Radulphus Brito (n° 28), au tournant du siècle, dans son commentaire au De anima, ne consacre que deux questions au sens commun : la première sur la perception du fait que nous percevons et la nécessité ou non de supposer un sens commun pour cette action. Il répond de façon peu courante, en disant qu’Aristote a raison en disant que le sens particulier peut connaître sa propre sensation. La deuxième question concerne l’unité du sens commun. Toutes deux sont suivies d’une question sur la phantasia, puis d’une question sur le nombre des sens intérieurs.

Jean de Jandun (n° 29), vers 1317-119, pose les mêmes questions que Brito, mais pour la première il suit l’opinion commune : pour sentir sa propre sensation on a besoin du sens commun. La deuxième question, sur l’unité du sens commun, est, elle aussi discutée longuement. Notons que ces deux questions ne se suivent pas dans ce commentaire, mais font partie d’une série de questions sur les sens et la sensation. Jean ne consacre pas de question à part au nombre des sens intérieurs, mais dans la question sur la phantasia il opte pour le nombre de quatre sens intérieurs, comme Averroès et Thomas d’Aquin.

Jean Buridan (n° 30), vers 1347-1357, pose en partie les mêmes questions : faut-il poser un sens commun en plus des sens externes et quel est le rapport avec les autres sens internes. Cette dernière question reçoit une réponse originale : Buridan estime qu’il n’y a que deux sens internes, à savoir le sens commun et la phantasia ou faculté conservatrice. Une troisième question concerne la localisation de l’organe du sens commun, un thème traité par nombre de commentateurs précédents, mais le développement de Buridan va beaucoup plus loin dans la description du processus de la sensation interne.

Blaise de Parme (n° 31), vers 1400, reprend, entre autres questions, celle de la localisation du sens commun et essaie d’aller plus loin. Il ajoute une question, bien que brève, sur le rapport entre le sens commun et l’intellect.
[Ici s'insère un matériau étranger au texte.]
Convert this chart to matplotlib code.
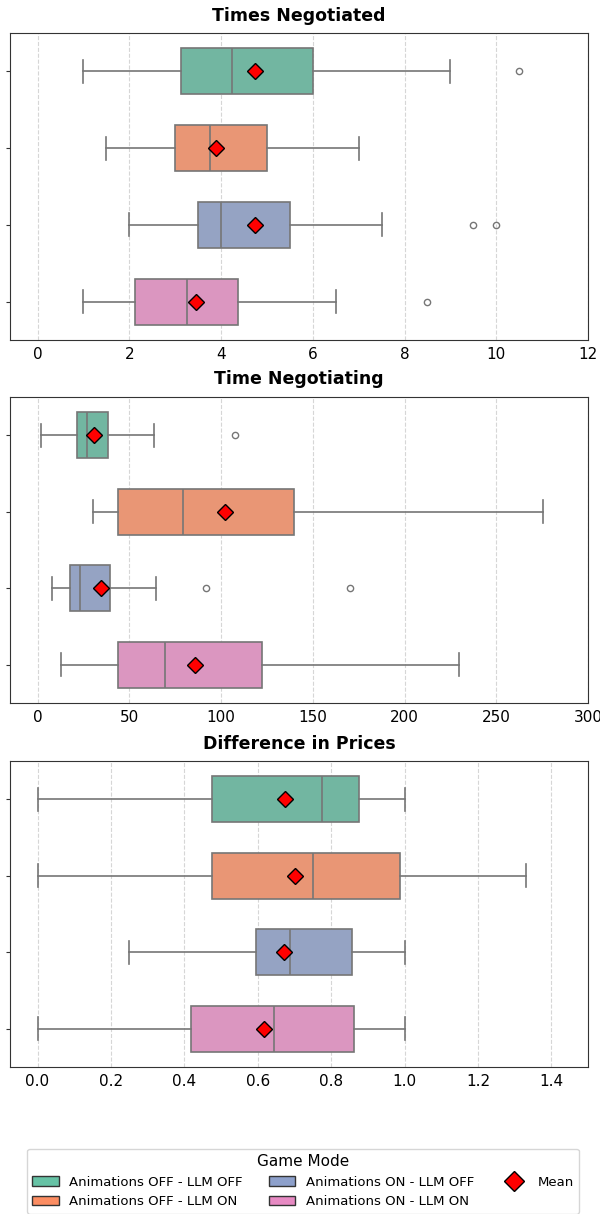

Finalement, après un saut dans le temps, j’ai retenu le cas de Suárez (n° 32). Son commentaire sur le De anima, résultant de cours donnés à Ségovie au début des années 1570, mais publié de manière posthume en 1621, est un véritable traité systématique sur la doctrine de l’âme. A propos du sens commun, il traite les thèmes traditionnels : l’objet, les actes et l’organe du sens commun, mais auparavant il donne une réponse originale à la question de savoir s’il y a un seul sens intérieur ou plusieurs. Suárez discute ce thème longuement, en citant les opinions précédentes. Curieusement, et bien qu’il cite de nombreux philosophes antérieurs, dont Thomas, il ne cite pas Buridan (n° 30), qui assumait deux sens intérieurs, comme on a vu plus haut, ni Pierre de Jean Olivi (n° 25) qui optait déjà pour un seul sens, mais il arrive à la conclusion qu’il y a une seule puissance intérieure réellement et formellement, et qu’on lui donne des noms différents selon les fonctions.

 

[1] Le choix de ces auteurs n’a pas seulement été dictée par leur importance, mais aussi par le fait qu’un article récent de Chiara Beneduce et Paul Bakker traite justement de « John Buridan and Blasius of Parma on the Localization of the Common Sense », article paru dans un volume de Mélanges pour Joël Biard, sous le titre Miroir de l’amitié, éd. Christophe Grellard, Paris 2017 (Etudes de Philosophie Médiévale CVI).

 

 

Conclusions

 

Ajoutons provisoirement une conclusion basée sur les comparaisons présentées plus haut :

On peut dire qu’au début de la période le sens commun est une matière problématique. On commente longuement le texte d’Aristote, qui, dans son De anima, n’est pas clair sur ce sujet ; on fait appel à d’autres auteurs, comme Avicenne, Averroès et les autorités en médecine, pour présenter une théorie cohérente et peu à peu on arrive à une sorte de consensus. Cependant, vers la fin du XIIIe siècle il y a des auteurs qui présentent des différences notables par rapport à la doctrine courante. Finalement, ce ne sont pas les commentaires qui apportent des innovations, mais plutôt des traités, en particulier celui de Roger Bacon et le passage des Sentences de Pierre de Jean Olivi. Et puis, au XIVe siècle, un auteur comme Buridan semble renouveler la discussion, notamment par le développement de la dimension physiologique.